↓↓↓
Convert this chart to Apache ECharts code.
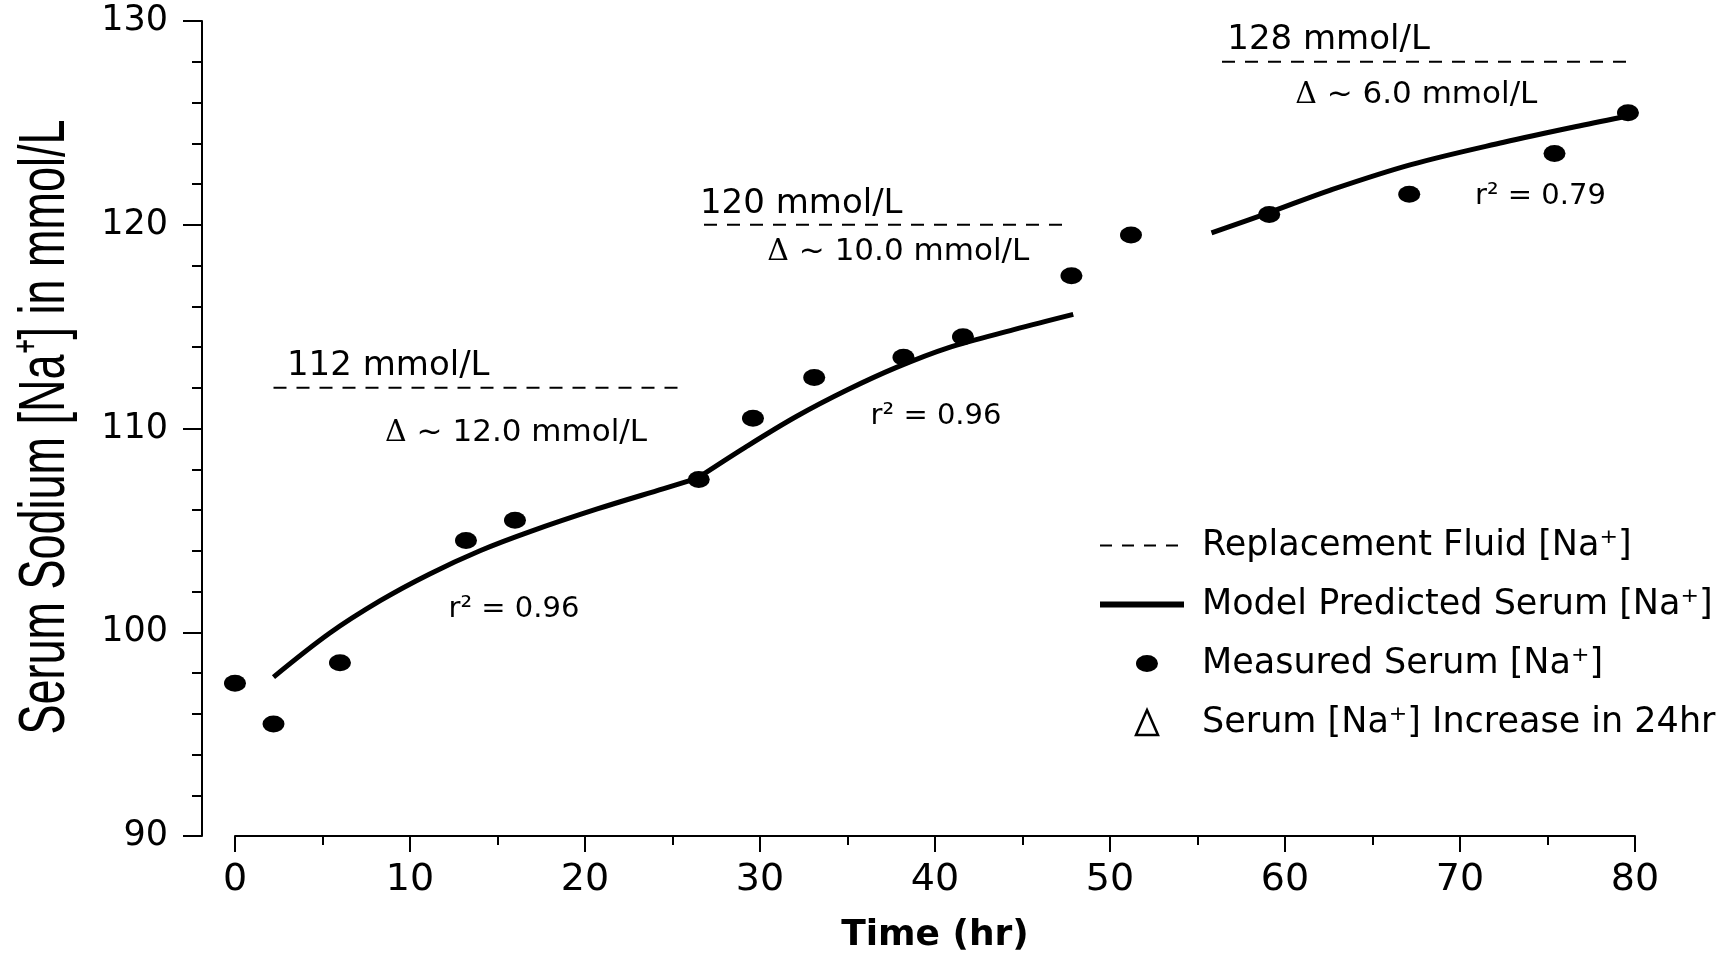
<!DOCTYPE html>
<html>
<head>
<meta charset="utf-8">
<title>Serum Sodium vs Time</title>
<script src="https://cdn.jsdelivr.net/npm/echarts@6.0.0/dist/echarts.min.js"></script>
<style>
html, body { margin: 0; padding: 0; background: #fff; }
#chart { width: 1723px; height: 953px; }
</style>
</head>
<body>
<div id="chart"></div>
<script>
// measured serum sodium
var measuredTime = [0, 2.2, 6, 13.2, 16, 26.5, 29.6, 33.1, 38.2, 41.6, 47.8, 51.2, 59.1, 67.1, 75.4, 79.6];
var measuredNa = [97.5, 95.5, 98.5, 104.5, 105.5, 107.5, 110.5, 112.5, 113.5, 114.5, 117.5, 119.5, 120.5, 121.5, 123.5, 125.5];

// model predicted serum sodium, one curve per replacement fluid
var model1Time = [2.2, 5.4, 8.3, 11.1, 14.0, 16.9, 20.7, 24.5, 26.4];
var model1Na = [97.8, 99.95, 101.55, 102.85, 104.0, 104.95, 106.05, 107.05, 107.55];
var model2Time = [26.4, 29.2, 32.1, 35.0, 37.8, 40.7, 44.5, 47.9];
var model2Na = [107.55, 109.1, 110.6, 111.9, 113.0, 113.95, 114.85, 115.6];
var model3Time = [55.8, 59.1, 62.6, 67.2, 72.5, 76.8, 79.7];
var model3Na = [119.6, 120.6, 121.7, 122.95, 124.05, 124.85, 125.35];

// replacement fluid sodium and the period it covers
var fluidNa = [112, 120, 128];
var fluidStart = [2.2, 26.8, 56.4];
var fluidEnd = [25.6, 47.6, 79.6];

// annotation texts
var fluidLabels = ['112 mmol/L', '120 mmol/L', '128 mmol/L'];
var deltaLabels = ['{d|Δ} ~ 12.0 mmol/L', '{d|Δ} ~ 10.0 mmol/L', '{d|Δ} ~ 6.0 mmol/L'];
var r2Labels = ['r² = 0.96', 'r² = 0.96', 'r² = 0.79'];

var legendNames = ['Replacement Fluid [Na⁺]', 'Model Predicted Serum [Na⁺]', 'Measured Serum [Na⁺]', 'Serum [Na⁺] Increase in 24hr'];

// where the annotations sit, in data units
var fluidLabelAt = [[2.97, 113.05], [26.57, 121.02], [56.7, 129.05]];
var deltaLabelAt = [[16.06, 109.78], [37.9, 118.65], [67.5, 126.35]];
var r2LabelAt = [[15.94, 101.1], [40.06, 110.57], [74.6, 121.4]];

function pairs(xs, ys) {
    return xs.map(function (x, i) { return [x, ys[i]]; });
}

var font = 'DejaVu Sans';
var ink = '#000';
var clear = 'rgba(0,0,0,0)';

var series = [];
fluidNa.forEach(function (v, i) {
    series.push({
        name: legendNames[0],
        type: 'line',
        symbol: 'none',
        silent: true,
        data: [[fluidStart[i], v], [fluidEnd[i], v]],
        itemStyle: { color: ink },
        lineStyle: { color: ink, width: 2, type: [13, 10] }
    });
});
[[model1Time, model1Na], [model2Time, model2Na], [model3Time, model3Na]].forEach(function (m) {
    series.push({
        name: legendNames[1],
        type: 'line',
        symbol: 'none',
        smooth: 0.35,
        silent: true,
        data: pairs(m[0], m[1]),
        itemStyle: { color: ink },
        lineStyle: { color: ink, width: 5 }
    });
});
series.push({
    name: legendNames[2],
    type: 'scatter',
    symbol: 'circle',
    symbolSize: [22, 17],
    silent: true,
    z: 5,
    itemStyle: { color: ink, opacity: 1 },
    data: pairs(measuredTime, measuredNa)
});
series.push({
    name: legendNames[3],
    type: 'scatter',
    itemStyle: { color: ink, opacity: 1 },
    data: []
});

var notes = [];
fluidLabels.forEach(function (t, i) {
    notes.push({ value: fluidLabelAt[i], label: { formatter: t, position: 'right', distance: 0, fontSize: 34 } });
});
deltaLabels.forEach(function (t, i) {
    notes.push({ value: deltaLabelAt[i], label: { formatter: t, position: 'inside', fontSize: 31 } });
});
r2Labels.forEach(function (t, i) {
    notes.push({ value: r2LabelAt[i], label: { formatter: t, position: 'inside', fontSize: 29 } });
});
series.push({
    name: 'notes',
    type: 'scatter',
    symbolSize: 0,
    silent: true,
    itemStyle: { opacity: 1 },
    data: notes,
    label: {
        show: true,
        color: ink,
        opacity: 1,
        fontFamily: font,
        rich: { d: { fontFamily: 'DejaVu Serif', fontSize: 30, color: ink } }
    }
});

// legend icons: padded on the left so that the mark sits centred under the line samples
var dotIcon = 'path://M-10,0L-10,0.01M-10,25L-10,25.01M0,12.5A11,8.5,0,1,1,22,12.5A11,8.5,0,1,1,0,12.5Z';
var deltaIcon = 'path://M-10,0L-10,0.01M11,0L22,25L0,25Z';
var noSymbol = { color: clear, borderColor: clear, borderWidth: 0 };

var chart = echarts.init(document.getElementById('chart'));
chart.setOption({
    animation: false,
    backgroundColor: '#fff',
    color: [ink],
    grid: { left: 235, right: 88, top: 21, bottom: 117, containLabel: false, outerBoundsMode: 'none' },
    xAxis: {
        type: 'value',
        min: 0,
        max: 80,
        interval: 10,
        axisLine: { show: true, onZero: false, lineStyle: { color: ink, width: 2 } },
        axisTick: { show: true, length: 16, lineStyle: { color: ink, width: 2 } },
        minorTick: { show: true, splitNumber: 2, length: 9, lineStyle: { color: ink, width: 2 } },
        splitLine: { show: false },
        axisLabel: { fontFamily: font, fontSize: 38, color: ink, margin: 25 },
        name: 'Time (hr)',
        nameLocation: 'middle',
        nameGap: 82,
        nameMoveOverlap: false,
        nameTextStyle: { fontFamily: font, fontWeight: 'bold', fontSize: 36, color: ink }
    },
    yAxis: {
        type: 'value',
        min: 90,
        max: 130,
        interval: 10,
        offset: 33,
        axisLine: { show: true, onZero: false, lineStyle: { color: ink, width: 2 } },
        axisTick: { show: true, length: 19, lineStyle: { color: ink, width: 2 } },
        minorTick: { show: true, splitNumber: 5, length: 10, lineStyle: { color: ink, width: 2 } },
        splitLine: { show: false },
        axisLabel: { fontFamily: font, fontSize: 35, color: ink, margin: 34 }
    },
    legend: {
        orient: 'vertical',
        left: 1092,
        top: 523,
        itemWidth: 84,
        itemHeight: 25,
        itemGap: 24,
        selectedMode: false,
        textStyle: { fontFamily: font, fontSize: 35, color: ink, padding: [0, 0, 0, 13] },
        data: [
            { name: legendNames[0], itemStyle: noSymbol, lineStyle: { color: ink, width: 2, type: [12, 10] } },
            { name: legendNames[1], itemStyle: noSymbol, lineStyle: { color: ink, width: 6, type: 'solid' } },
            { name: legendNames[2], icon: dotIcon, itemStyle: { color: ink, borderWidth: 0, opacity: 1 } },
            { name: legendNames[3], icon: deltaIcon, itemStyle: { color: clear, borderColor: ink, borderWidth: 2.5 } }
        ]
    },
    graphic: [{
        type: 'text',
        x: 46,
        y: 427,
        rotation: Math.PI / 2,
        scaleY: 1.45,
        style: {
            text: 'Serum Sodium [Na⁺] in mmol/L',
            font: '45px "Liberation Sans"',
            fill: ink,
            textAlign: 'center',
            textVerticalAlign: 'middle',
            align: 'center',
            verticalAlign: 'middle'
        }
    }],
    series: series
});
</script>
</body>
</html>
↑↑↑
#### What is asked:
Pictures stay out. Print the data exactly, from its first line through the line containing "124.05, 124.85, 125.35];".

#### Output of the exercise:
Convert this chart to Apache ECharts code.
<!DOCTYPE html>
<html>
<head>
<meta charset="utf-8">
<title>Serum Sodium vs Time</title>
<script src="https://cdn.jsdelivr.net/npm/echarts@6.0.0/dist/echarts.min.js"></script>
<style>
html, body { margin: 0; padding: 0; background: #fff; }
#chart { width: 1723px; height: 953px; }
</style>
</head>
<body>
<div id="chart"></div>
<script>
// measured serum sodium
var measuredTime = [0, 2.2, 6, 13.2, 16, 26.5, 29.6, 33.1, 38.2, 41.6, 47.8, 51.2, 59.1, 67.1, 75.4, 79.6];
var measuredNa = [97.5, 95.5, 98.5, 104.5, 105.5, 107.5, 110.5, 112.5, 113.5, 114.5, 117.5, 119.5, 120.5, 121.5, 123.5, 125.5];

// model predicted serum sodium, one curve per replacement fluid
var model1Time = [2.2, 5.4, 8.3, 11.1, 14.0, 16.9, 20.7, 24.5, 26.4];
var model1Na = [97.8, 99.95, 101.55, 102.85, 104.0, 104.95, 106.05, 107.05, 107.55];
var model2Time = [26.4, 29.2, 32.1, 35.0, 37.8, 40.7, 44.5, 47.9];
var model2Na = [107.55, 109.1, 110.6, 111.9, 113.0, 113.95, 114.85, 115.6];
var model3Time = [55.8, 59.1, 62.6, 67.2, 72.5, 76.8, 79.7];
var model3Na = [119.6, 120.6, 121.7, 122.95, 124.05, 124.85, 125.35];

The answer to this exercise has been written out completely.